Q. Outcomes: Do you find out what happened to letter writers? I am often dying to know whether they took your advice and what happened as a result.

A: I love to know too! In the chat that’s up on Slate now the letter writer whose brother-in-law exposed himself to her wrote a good follow-up. When I do hear back from people I usually include this in an end of year column. I’ve also started a new feature on Slate’s great new podcast, The Gist, in which Mike Pesca and I talk to letter writers to see if they took my advice. I will be posting these episodes on my column and Facebook page.

Q. Your Favorite Sites: What news sites do you read religiously?

A: I start the day with the New York Times, Washington Post, and Wall Street Journal.
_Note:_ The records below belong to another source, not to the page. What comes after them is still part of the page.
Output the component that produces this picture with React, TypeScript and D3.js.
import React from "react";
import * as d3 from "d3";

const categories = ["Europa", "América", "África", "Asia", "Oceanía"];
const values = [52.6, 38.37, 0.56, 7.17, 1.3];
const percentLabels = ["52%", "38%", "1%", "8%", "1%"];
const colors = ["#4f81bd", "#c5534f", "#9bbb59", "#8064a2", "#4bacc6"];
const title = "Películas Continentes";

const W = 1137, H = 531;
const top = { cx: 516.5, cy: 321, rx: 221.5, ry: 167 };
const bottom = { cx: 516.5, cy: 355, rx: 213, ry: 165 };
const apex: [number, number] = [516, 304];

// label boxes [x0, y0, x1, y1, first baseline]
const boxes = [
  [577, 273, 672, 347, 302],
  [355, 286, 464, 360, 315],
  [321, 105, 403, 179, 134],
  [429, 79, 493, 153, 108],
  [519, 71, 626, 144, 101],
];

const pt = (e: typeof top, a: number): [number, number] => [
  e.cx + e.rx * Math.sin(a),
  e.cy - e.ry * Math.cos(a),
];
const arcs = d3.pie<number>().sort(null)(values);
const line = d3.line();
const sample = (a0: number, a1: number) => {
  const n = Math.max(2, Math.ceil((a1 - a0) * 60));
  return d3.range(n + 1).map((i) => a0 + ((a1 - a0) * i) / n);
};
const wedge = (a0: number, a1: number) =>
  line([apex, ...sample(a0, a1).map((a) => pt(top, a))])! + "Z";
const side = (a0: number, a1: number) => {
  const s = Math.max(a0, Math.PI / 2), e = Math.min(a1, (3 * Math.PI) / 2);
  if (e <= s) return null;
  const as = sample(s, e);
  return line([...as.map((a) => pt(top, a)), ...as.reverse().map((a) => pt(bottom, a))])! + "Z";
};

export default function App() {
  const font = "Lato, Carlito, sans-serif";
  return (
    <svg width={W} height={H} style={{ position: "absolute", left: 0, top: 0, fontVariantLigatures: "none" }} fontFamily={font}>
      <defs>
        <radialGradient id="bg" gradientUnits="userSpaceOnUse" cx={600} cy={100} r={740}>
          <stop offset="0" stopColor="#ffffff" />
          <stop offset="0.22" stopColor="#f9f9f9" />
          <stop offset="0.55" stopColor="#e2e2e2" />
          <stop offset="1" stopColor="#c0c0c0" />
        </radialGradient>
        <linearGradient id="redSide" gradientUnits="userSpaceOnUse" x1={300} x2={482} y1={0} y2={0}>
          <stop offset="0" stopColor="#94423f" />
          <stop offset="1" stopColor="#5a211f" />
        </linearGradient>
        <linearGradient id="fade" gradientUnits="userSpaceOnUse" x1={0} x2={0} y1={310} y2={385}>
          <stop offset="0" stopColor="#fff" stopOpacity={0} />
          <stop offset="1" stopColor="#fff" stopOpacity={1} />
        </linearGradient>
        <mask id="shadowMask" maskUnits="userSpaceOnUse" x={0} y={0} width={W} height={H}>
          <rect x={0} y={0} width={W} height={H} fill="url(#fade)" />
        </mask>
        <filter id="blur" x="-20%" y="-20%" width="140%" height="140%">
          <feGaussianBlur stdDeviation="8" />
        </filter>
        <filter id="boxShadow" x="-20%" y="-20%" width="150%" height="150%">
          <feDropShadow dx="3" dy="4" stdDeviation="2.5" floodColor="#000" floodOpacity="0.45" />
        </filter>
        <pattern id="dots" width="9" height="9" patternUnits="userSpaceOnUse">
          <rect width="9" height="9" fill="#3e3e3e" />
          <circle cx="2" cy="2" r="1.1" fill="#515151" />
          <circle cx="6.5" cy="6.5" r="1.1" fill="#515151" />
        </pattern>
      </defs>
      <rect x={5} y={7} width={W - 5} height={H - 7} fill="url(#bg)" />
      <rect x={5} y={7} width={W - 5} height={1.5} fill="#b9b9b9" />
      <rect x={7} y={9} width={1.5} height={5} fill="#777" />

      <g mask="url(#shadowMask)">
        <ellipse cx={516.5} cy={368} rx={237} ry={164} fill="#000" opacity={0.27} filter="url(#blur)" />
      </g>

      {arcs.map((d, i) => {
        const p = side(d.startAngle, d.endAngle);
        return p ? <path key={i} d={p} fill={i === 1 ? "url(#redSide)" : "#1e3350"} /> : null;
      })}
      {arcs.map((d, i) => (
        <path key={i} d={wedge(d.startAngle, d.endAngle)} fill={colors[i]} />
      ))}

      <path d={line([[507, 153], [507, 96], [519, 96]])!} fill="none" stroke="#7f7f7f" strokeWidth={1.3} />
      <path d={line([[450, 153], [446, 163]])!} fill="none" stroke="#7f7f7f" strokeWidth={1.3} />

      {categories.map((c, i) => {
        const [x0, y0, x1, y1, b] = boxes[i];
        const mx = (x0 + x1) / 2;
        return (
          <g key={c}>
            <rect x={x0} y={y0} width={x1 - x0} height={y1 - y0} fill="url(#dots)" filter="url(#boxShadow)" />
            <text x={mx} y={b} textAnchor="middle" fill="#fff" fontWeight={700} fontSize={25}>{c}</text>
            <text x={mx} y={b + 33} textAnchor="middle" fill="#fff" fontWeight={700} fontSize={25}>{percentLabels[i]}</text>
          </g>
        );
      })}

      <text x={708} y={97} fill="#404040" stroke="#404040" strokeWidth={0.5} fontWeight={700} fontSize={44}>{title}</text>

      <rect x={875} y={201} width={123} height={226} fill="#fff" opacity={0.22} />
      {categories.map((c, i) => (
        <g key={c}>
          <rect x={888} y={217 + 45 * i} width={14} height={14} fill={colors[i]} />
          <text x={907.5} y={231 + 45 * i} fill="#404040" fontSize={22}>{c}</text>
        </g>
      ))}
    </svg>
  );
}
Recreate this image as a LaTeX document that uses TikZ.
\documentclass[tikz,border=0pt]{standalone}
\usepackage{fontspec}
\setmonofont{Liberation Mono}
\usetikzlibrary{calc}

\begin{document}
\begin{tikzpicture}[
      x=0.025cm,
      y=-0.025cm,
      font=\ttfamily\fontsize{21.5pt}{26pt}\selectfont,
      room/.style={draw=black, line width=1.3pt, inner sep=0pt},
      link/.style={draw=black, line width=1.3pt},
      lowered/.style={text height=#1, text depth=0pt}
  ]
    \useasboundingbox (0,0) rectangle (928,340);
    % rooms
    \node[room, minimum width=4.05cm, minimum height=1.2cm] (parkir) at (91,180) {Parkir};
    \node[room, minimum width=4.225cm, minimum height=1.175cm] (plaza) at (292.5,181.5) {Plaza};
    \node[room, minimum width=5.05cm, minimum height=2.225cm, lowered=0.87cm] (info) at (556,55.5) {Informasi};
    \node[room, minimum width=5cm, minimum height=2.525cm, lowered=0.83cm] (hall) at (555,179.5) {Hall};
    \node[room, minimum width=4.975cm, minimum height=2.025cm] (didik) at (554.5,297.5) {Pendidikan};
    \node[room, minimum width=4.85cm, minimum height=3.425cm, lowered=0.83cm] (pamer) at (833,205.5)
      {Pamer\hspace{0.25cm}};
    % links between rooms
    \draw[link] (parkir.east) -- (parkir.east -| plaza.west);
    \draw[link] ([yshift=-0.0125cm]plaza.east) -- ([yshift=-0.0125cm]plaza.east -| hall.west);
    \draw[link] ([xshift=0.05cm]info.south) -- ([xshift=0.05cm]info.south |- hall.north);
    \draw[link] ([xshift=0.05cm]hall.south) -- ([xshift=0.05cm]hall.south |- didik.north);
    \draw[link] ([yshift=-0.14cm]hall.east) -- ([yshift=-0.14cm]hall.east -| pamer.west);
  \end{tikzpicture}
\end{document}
Then it gets really eclectic. I regularly check a bunch of science sites just because I’m interested but also because I like to see if there’s stuff that might be applicable to the column. What’s wonderful about working at Slate is that all day long people email each other random fascinating things they’ve found around the Web.

Q. Still Shocking, or Have You Seen It All? Are you still shocked or surprised by letters, or have you seen it all by now? Is there a recent example of a letter that you never could have predicted?
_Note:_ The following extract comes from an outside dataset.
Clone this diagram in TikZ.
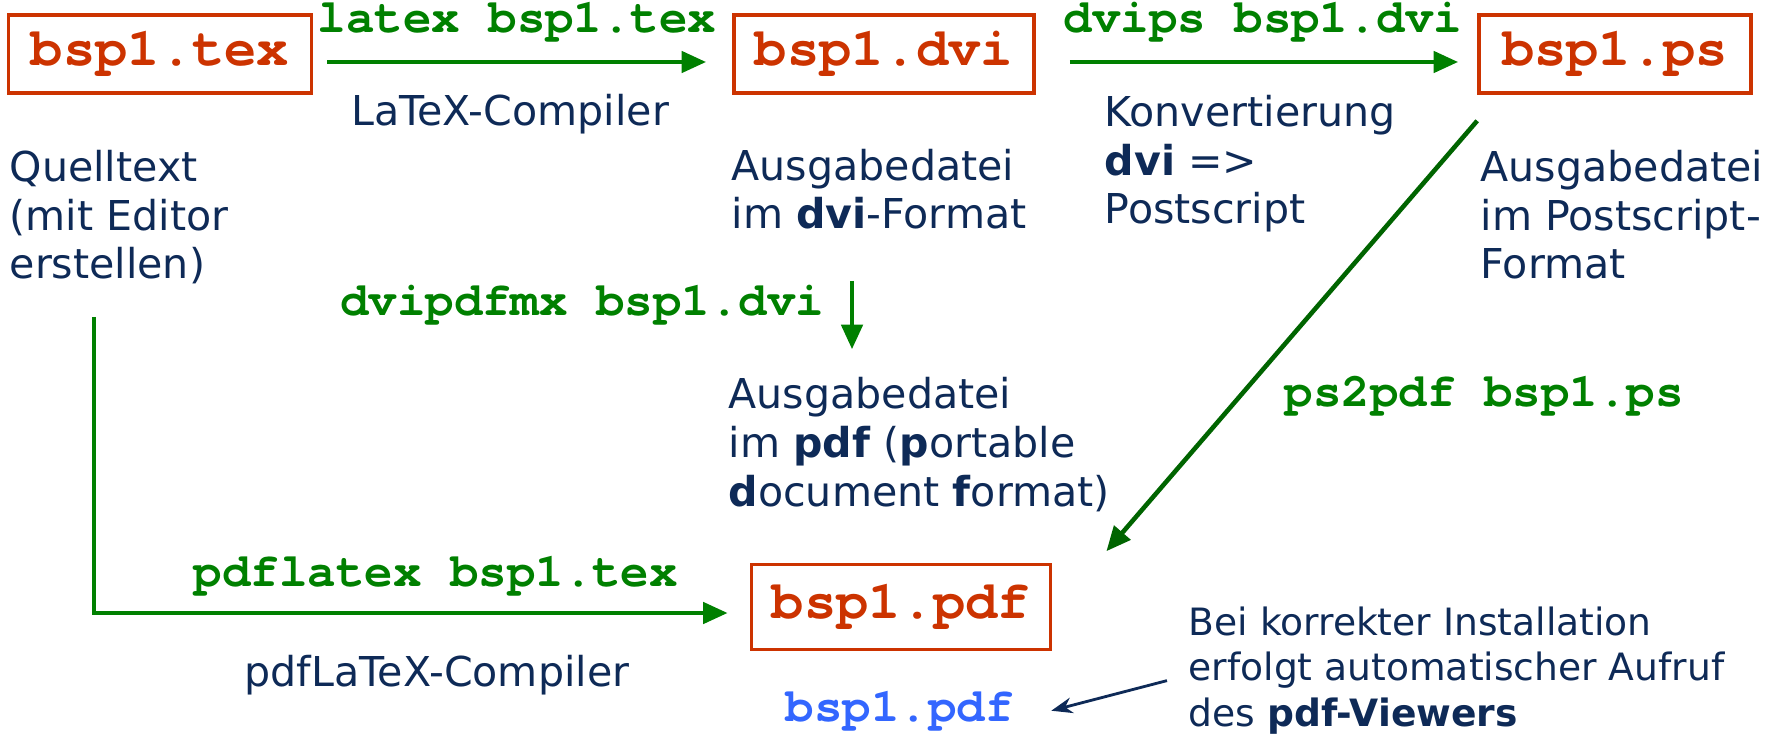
\documentclass[tikz,border=0pt]{standalone}
\usepackage{fontspec}
\setmainfont{DejaVu Sans}
\newfontfamily\cmdfont{texgyrecursor}[Extension=.otf,UprightFont=*-regular,BoldFont=*-bold,Ligatures=NoCommon]
\usetikzlibrary{arrows}
\usetikzlibrary{arrows.meta}
\definecolor{fileRed}{RGB}{204,51,0}
\definecolor{cmdGreen}{RGB}{0,128,0}
\definecolor{psGreen}{RGB}{0,100,0}
\definecolor{descNavy}{RGB}{14,42,87}
\definecolor{viewBlue}{RGB}{51,102,255}
\tikzset{%
	file/.style={draw=fileRed,line width=1pt,text=fileRed,inner sep=0pt,minimum height=0.78cm,font=\cmdfont\bfseries\fontsize{15.3}{18}\selectfont},
	cmd/.style={text=cmdGreen,inner sep=0pt,font=\cmdfont\bfseries\fontsize{13.5}{16}\selectfont},
	desc/.style={text=descNavy,inner sep=0pt,align=left,anchor=base west,font=\fontsize{11.7}{13.9}\selectfont},
	flow/.style={draw=cmdGreen,line width=1.3pt,-{Triangle[length=7pt,width=6pt]}},
	pointer/.style={draw=descNavy,line width=0.8pt,-{Stealth[length=6pt,width=4.5pt]}},
}
\begin{document}
\begin{tikzpicture}[x=0.01cm,y=-0.01cm]
	\useasboundingbox (0,0) rectangle (1777,734);
	
	%dateien
	\node[file,minimum width=3.03cm] (tex) at (160,54) {bsp1.tex};
	\node[file,minimum width=3.00cm] (dvi) at (884,54) {bsp1.dvi};
	\node[file,minimum width=2.72cm] (ps) at (1615,54) {bsp1.ps};
	\node[file,minimum width=2.99cm,minimum height=0.85cm] (pdf) at (901,607) {bsp1.pdf};
	
	%beschreibungen (base = letzte zeile)
	\node[desc] (texdesc) at (9,279) {Quelltext\\(mit Editor\\erstellen)};
	\node[desc] (dvidesc) at (731,229) {Ausgabedatei\\im \textbf{dvi}-Format};
	\node[desc] (psdesc) at (1480,279) {Ausgabedatei\\im Postscript-\\Format};
	\node[desc] (convdesc) at (1104,224) {Konvertierung\\\textbf{dvi} =>\\Postscript};
	\node[desc] (pdfdesc) at (728,506) {Ausgabedatei\\im \textbf{pdf} (\textbf{p}ortable\\\textbf{d}ocument \textbf{f}ormat)};
	\node[desc,anchor=base] (latexcomp) at (510,126) {LaTeX-Compiler};
	\node[desc] (pdflatexcomp) at (244,686) {pdfLaTeX-Compiler};
	
	%befehle
	\node[cmd,anchor=base] (latexcmd) at (517,33) {latex bsp1.tex};
	\node[cmd,anchor=base] (dvipscmd) at (1263,33) {dvips bsp1.dvi};
	\node[cmd,anchor=base east] (dvipdfcmd) at (825,316) {dvipdfmx bsp1.dvi};
	\node[cmd,anchor=base west] (ps2pdfcmd) at (1284,407) {ps2pdf bsp1.ps};
	\node[cmd,anchor=base west] (pdflatexcmd) at (193,586) {pdflatex bsp1.tex};
	
	%viewer
	\node[cmd,text=viewBlue,anchor=base west] (view) at (785,721) {bsp1.pdf};
	\node[desc,font=\fontsize{10.7}{12.8}\selectfont] (note) at (1188,726) {Bei korrekter Installation\\erfolgt automatischer Aufruf\\des \textbf{pdf-Viewers}};
	
	%pfeile
	\coordinate (dvidown) at (852,281);
	\coordinate (srcdown) at (94,317);
	\draw[flow,shorten <=0.14cm,shorten >=0.26cm] ([yshift=-0.08cm]tex.east) -- ([yshift=-0.08cm]dvi.west);
	\draw[flow,shorten <=0.34cm,shorten >=0.19cm] ([yshift=-0.08cm]dvi.east) -- ([yshift=-0.08cm]ps.west);
	\draw[flow,shorten >=0.27cm] (dvidown) -- (dvidown |- pdfdesc.north);
	\draw[flow,draw=psGreen] ([yshift=-0.26cm]ps.south west) -- ([shift={(0.54cm,0.115cm)}]pdf.north east);
	\draw[flow,shorten >=0.22cm] (srcdown) |- ([yshift=-0.06cm]pdf.west);
	\draw[pointer] ([shift={(-0.21cm,-0.1cm)}]note.west) -- ([xshift=0.37cm]view.east);
\end{tikzpicture}
\end{document}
A: What’s so great about the column is seeing people’s infinite capacity to be amazing. Just recently I had a mother-in-law who forced a tech at an obstetrician’s office to tell her the sex of her daughter-in-law’s fetus. And in today’s chat, I have a mother who came home to find her teenage daughter pleasuring herself with an egg beater. (Which does sound safer than the mom who found her son making beautiful music with the vacuum cleaner hose.)

Q. The Doctor Problem: Do you often get cornered by advice-seekers at cocktail parties, grocery stores, and Slate editorial meetings? Does it get tiresome?
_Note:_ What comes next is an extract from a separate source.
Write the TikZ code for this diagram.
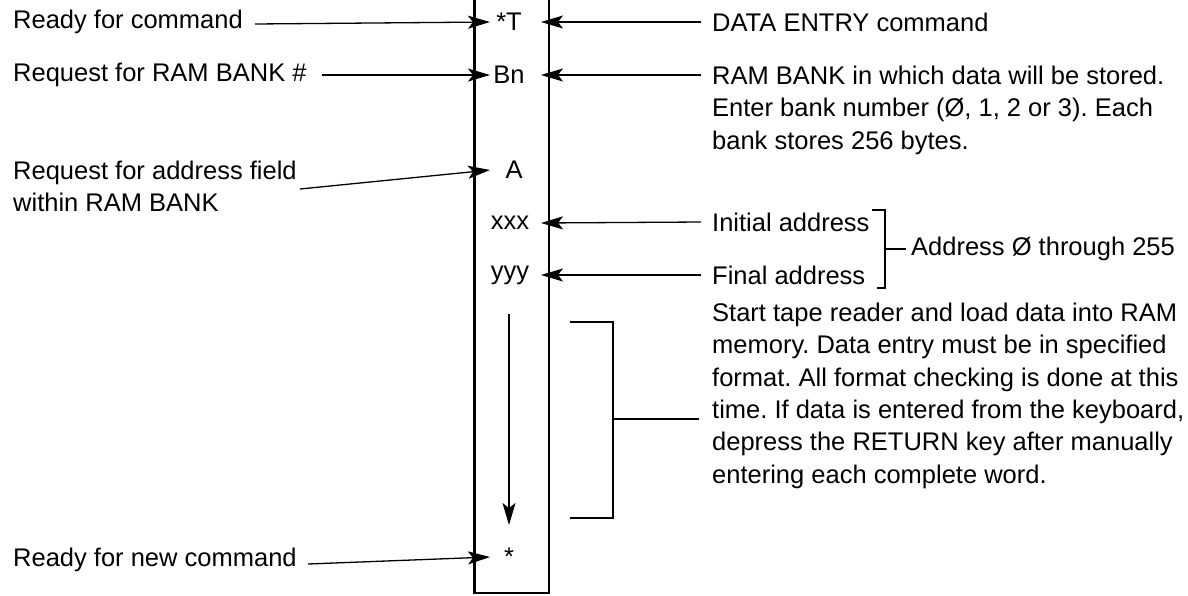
\documentclass[tikz,border=0pt]{standalone}
\usepackage{fontspec}
\setmainfont{Liberation Sans}
\usetikzlibrary{arrows.meta}
\frenchspacing
\begin{document}
\begin{tikzpicture}[x=1pt,y=-1pt,
  txt/.style={font=\fontsize{25.5}{32.3}\selectfont, inner sep=0pt, anchor=west},
  para/.style={font=\fontsize{25.5}{32.3}\selectfont, inner sep=0pt, anchor=north west, align=left},
  sym/.style={font=\fontsize{25.5}{30}\selectfont, inner sep=0pt},
  arr/.style={line width=1.3pt, -{Stealth[length=22pt,width=13pt,inset=5pt]}},
  ln/.style={line width=1.3pt},
  boxln/.style={line width=2.3pt}]
\useasboundingbox (0,0) rectangle (1188,595);
% column box (open at top)
\draw[boxln] (474.5,-5) -- (474.5,593) -- (549,593) -- (549,-5);
% tip columns
\coordinate (tl) at (490,0);
\coordinate (tr) at (541,0);
% left labels
\node[txt] (l1) at (13,22) {Ready for command};
\node[txt] (l2) at (13,75) {Request for RAM BANK \#};
\node[para] (l3) at (13,161) {Request for address field\\within RAM BANK};
\node[txt] (l4) at (13,560) {Ready for new command};
% column symbols
\node[sym] (sT) at (509,22) {*T};
\node[sym] (sB) at (509,75) {Bn};
\node[sym] (sA) at (514,170) {A};
\node[sym] (sX) at (510,223) {xxx};
\node[sym] (sY) at (510,275) {yyy};
\node[sym] (sS) at (509,557) {*};
% left arrows
\coordinate (a1) at (255,24);
\coordinate (a2) at (322,75);
\coordinate (a3) at (300,189);
\coordinate (a4) at (308,564);
\draw[arr] (a1) -- (sT -| tl);
\draw[arr] (a2) -- (sB -| tl);
\draw[arr] (a3) -- (sA -| tl);
\draw[arr] (a4) -- (sS -| tl);
% right texts
\node[txt] (d1) at (712,22) {DATA ENTRY command};
\node[para] (d2) at (712,66) {RAM BANK in which data will be stored.\\Enter bank number (Ø, 1, 2 or 3). Each\\bank stores 256 bytes.};
\node[txt] (ia) at (712,222) {Initial address};
\node[txt] (fa) at (712,275) {Final address};
\node[txt] (ad) at (911,249) {Address Ø through 255};
\node[para] (st) at (712,303) {Start tape reader and load data into RAM\\memory. Data entry must be in specified\\format. All format checking is done at this\\time. If data is entered from the keyboard,\\depress the RETURN key after manually\\entering each complete word.};
% right arrows
\draw[arr] ([xshift=-11pt]d1.west) -- (sT -| tr);
\draw[arr] ([shift={(-11,9)}]d2.north west) -- (sB -| tr);
\draw[arr] ([xshift=-11pt]ia.west) -- (sX -| tr);
\draw[arr] ([xshift=-11pt]fa.west) -- (sY -| tr);
% address bracket
\draw[ln] ([xshift=2pt]ia.east |- 0,210) -- (885,210) -- (885,288) -- ([xshift=12pt]fa.east |- 0,288);
\draw[ln] (885,249) -- ([xshift=-5pt]ad.west);
% down arrow and big bracket
\draw[arr] (509,314) -- (509,525);
\draw[ln] (570,322) -- (613,322) -- (613,518) -- (570,518);
\draw[ln] (613,419) -- (699,419);
\end{tikzpicture}
\end{document}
A: I’m always flattered when people ask. Occasionally people do recognize me, but they usually just say hello and don’t ask a question. However, once during a break at Yom Kippur two sisters cornered me and I had to mediate a family dispute!

Q. Other advice columnists: Which advice columns do you read? Is there any advice columnist you read and enjoy, but with whom you often disagree?

A: I regularly read Carolyn Hax, Ask Amy, Dan Savage, Miss Manners. I enjoy them all and sometimes think I would have answered differently, but that’s what makes the advice column game fun. I actually love it when Dan Savage goes after me! Sometimes he even agrees with me.  I just appeared on his podcast, and we both gave our reaction to a couple of letters and it was really fun to be able to debate each other.

Q. Bad Advice: Has someone ever acted on your advice then written back to inform you that it totally backfired? If so, how did you handle it?

A: Fortunately, no. However, I have heard back from people saying they didn’t take my advice—usually I said “Tell” or “Don’t tell” and they went the opposite way. But when they’ve written back it’s to explain what they did and how it came out, and they usually say it was helpful to simply to see their question answered and also to read what the commenters said.

Q. Advice Columns: Why are advice columns so popular?

A: I think because they are little encapsulated dramas that people either can relate to, or can say, “Wow, my life is great in comparison to this.” And because they are presented as dilemmas, lots of people read questions and say to themselves, “So what would I say?” Then you can see the columnist’s answer and decide whether you agree or not.

Q. Personal Family: I appreciate that you mention your own daughter and circumstances of your husband’s first marriage. But this is personal information. Does your family or maybe mostly your daughter get frustrated with this exposure?

A: My answer is if you didn’t want to be written about, you shouldn’t have been born to a writer! Actually, I do hope I respect my family’s privacy (and I hope they don’t disagree). I think my husband enjoys being presented as the long-suffering person he is. If I’m going to write something significant about my daughter (beyond mentioning she’s graduation from high school, etc.) I ask her permission. She’s pretty understanding.

Q. Column theme: Do you ever try to find questions that fit a specific theme for your weekly column? Some weeks it seems like most of the questions are about one thing such as in-laws, etc.

A: In the live chat it is sometimes amazing the way themes spontaneously appear; it’s like some big Jungian archetype in action.  Otherwise in the Thursday column I try to balance things—one romantic question, one work question, etc. But occasionally I’ll have a couple of questions that just belong together so I’ll use them as a little bit of a theme.

Q. Do You Make House Calls? It’s only the second day of summer break, and my kids are in need of serious mediation. Can you come over?

A: I’m on my way over!!

Emily Yoffe: Thank you, everyone. I really enjoyed this, and you gave us a chance to work out our technology for the live chat. It seems to be a go! Yay.